◆ **Exercise aim**: The listing below begins with the first line you should copy; stop after the line containing "from bokeh.resources import INLINE", and drop every picture.

════

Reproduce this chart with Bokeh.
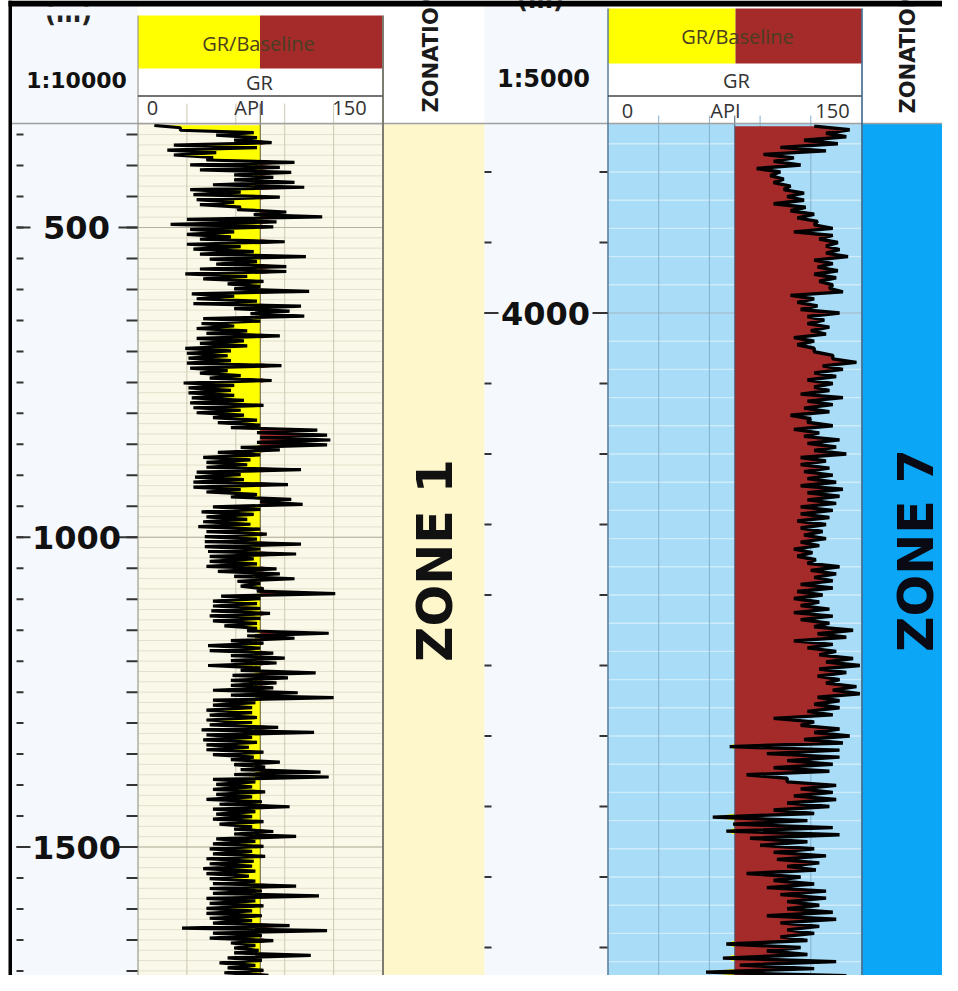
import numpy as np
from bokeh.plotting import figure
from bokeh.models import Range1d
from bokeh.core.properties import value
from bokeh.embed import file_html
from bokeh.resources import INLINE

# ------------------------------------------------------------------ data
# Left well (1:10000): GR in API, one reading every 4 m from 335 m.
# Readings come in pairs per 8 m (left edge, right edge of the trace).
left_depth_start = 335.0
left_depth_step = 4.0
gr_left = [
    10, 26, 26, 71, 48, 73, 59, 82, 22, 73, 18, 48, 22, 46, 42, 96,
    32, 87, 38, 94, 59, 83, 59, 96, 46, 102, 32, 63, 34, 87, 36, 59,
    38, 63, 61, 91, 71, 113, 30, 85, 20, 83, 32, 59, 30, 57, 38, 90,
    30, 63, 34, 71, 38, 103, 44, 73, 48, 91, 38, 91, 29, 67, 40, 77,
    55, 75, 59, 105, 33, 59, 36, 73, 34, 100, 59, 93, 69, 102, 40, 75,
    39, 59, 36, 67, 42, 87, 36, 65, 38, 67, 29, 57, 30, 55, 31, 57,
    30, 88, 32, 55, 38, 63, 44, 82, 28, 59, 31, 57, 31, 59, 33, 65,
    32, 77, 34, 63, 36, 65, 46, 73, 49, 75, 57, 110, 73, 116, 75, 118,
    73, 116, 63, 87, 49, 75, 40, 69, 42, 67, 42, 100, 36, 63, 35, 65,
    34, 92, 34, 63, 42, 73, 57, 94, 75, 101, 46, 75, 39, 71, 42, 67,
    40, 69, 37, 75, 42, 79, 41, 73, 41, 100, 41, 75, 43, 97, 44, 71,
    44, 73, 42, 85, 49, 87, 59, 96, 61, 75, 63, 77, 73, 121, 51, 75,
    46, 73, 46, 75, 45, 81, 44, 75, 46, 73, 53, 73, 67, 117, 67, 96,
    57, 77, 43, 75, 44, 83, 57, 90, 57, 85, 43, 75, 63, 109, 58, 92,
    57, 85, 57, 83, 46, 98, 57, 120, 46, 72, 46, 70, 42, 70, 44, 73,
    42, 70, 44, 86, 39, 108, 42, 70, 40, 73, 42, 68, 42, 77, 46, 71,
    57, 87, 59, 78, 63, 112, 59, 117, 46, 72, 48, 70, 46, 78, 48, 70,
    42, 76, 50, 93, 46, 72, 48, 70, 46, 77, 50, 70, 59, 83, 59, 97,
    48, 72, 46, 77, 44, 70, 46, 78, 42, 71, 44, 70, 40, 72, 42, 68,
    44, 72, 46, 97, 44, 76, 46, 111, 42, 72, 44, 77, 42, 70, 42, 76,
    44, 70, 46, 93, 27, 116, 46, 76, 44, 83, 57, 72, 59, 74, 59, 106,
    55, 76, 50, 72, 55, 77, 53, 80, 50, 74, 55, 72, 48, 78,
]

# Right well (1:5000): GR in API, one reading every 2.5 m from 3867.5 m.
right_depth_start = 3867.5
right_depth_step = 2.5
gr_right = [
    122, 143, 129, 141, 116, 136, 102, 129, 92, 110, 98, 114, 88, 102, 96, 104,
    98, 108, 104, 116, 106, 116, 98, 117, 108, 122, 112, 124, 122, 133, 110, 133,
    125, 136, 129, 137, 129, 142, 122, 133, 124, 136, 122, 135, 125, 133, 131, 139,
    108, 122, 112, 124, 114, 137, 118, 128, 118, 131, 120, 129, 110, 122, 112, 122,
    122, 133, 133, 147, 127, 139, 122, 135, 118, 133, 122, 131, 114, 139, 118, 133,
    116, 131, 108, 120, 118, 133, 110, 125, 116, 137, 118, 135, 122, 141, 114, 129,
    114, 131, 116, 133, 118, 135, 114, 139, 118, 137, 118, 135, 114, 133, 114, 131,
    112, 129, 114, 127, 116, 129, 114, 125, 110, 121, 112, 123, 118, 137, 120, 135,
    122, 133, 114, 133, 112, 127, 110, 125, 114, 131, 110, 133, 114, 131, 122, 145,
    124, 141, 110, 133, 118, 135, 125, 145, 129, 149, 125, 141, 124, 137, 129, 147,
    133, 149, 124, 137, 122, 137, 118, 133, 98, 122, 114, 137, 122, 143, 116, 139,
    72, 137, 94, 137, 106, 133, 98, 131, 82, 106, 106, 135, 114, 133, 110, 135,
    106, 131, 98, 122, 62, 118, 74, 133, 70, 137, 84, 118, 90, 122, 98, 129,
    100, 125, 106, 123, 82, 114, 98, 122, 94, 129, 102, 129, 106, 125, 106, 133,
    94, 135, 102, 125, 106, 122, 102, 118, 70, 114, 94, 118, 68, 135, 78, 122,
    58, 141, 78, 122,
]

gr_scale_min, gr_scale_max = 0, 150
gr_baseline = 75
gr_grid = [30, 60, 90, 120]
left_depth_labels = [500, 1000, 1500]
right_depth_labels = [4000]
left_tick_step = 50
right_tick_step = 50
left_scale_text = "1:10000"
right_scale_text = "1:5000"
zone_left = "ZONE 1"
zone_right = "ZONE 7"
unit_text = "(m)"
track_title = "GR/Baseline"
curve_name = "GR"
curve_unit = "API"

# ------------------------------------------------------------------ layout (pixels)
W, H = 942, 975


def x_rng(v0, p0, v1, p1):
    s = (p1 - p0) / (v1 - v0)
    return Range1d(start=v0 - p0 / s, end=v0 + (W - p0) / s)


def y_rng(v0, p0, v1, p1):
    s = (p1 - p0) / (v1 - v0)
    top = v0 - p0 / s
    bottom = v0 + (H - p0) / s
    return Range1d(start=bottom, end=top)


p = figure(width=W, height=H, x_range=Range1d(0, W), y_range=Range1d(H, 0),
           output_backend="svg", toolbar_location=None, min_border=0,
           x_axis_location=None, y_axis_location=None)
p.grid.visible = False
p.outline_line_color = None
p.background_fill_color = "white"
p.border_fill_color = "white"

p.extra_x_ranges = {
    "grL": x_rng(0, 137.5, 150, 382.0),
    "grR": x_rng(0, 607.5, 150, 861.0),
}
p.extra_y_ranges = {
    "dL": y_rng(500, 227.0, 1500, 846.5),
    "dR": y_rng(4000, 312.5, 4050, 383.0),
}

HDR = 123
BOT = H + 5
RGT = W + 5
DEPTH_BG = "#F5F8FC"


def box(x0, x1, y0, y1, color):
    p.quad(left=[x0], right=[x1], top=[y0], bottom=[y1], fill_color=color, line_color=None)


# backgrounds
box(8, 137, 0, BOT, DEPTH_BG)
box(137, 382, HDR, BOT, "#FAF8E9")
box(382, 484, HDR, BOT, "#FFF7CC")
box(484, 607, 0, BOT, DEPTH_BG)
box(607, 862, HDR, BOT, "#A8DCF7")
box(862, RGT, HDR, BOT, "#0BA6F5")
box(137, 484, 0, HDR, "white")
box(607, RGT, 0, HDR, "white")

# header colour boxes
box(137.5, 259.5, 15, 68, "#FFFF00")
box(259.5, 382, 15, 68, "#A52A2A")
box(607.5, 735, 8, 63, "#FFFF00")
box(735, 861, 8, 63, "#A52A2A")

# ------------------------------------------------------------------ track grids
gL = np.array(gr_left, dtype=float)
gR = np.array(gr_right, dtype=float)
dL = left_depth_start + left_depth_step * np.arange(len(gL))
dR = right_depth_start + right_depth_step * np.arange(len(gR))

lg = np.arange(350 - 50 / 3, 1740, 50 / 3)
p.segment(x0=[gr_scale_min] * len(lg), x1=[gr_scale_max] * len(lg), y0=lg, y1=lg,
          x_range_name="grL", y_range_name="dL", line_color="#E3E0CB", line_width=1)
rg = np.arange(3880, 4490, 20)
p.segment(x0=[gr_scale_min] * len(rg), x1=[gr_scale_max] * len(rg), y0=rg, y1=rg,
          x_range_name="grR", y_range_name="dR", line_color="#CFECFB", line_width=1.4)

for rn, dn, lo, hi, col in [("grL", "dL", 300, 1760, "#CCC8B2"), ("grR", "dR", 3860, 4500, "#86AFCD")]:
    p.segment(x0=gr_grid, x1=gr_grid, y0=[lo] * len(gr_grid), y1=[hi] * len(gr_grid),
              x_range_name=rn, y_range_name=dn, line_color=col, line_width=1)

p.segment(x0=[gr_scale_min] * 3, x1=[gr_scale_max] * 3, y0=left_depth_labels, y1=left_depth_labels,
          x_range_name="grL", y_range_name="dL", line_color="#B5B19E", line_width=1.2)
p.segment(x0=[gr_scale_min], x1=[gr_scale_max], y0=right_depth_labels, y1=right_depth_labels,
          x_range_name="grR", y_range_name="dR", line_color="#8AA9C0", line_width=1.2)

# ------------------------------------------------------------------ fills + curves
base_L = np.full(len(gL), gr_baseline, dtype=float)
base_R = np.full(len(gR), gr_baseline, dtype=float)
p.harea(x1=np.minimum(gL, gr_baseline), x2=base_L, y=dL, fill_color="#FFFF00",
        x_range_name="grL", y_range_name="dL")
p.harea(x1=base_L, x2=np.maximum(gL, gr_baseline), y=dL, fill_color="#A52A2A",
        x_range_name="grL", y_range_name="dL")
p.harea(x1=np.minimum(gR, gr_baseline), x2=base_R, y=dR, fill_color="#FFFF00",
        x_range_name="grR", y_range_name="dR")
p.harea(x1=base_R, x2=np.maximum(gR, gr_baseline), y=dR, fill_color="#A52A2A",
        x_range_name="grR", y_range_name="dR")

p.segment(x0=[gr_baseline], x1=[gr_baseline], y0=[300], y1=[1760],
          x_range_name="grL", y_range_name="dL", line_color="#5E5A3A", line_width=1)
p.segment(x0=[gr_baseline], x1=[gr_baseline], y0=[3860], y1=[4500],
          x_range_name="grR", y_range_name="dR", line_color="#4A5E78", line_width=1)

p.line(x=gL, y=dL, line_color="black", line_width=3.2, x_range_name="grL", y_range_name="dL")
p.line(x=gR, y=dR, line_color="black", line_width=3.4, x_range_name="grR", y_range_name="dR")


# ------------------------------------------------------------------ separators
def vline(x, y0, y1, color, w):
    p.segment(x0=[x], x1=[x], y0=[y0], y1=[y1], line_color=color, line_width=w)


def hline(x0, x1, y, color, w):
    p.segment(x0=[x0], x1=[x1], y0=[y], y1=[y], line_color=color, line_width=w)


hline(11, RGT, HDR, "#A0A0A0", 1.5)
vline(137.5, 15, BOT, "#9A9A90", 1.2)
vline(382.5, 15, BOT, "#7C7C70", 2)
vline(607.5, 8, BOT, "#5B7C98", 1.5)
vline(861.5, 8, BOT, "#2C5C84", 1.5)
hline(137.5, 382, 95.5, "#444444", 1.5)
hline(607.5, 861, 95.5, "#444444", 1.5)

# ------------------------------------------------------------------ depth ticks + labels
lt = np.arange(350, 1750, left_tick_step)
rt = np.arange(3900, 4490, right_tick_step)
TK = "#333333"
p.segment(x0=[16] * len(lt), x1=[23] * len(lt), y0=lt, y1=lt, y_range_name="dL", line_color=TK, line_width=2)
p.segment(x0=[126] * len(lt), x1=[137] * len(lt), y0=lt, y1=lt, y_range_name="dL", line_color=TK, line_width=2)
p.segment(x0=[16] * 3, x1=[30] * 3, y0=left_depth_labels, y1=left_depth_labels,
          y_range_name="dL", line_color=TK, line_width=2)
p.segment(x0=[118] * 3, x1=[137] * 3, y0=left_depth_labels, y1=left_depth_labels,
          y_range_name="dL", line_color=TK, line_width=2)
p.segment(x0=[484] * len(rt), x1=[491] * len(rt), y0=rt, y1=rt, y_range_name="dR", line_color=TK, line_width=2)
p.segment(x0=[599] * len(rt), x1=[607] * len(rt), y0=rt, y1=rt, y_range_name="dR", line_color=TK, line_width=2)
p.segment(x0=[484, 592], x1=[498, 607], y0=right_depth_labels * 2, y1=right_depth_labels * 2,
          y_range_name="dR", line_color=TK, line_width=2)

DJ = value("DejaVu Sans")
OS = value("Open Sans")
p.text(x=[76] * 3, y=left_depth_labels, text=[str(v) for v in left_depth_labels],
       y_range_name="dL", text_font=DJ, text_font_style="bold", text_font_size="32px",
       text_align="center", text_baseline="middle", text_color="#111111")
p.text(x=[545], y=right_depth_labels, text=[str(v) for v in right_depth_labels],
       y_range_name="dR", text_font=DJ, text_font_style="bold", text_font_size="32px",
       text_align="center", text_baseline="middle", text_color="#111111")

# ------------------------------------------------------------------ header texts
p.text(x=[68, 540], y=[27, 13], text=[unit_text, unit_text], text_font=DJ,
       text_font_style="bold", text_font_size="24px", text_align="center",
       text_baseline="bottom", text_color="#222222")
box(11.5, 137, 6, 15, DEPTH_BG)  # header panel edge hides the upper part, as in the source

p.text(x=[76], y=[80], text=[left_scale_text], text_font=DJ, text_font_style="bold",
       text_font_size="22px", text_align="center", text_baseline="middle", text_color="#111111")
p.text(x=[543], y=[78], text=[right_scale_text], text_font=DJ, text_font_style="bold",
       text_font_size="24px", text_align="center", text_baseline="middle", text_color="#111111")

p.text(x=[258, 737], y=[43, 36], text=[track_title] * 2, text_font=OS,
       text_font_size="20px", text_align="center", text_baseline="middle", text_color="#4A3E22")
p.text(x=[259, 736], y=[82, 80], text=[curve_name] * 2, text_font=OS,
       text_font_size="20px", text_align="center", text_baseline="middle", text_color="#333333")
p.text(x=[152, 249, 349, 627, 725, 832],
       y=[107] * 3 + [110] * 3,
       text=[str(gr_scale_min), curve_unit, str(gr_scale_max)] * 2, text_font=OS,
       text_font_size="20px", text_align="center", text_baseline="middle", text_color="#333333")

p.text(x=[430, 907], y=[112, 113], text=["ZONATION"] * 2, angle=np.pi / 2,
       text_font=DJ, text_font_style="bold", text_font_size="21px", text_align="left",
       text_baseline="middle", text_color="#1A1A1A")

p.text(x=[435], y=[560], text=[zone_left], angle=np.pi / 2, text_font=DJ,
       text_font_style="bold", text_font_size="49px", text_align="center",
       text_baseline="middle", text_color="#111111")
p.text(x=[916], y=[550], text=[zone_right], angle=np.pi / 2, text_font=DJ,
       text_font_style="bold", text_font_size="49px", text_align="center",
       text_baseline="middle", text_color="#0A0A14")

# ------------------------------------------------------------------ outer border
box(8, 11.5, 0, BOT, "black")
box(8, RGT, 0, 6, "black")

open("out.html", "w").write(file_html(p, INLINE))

════

◆ **Solution**:
Reproduce this chart with Bokeh.
import numpy as np
from bokeh.plotting import figure
from bokeh.models import Range1d
from bokeh.core.properties import value
from bokeh.embed import file_html
from bokeh.resources import INLINE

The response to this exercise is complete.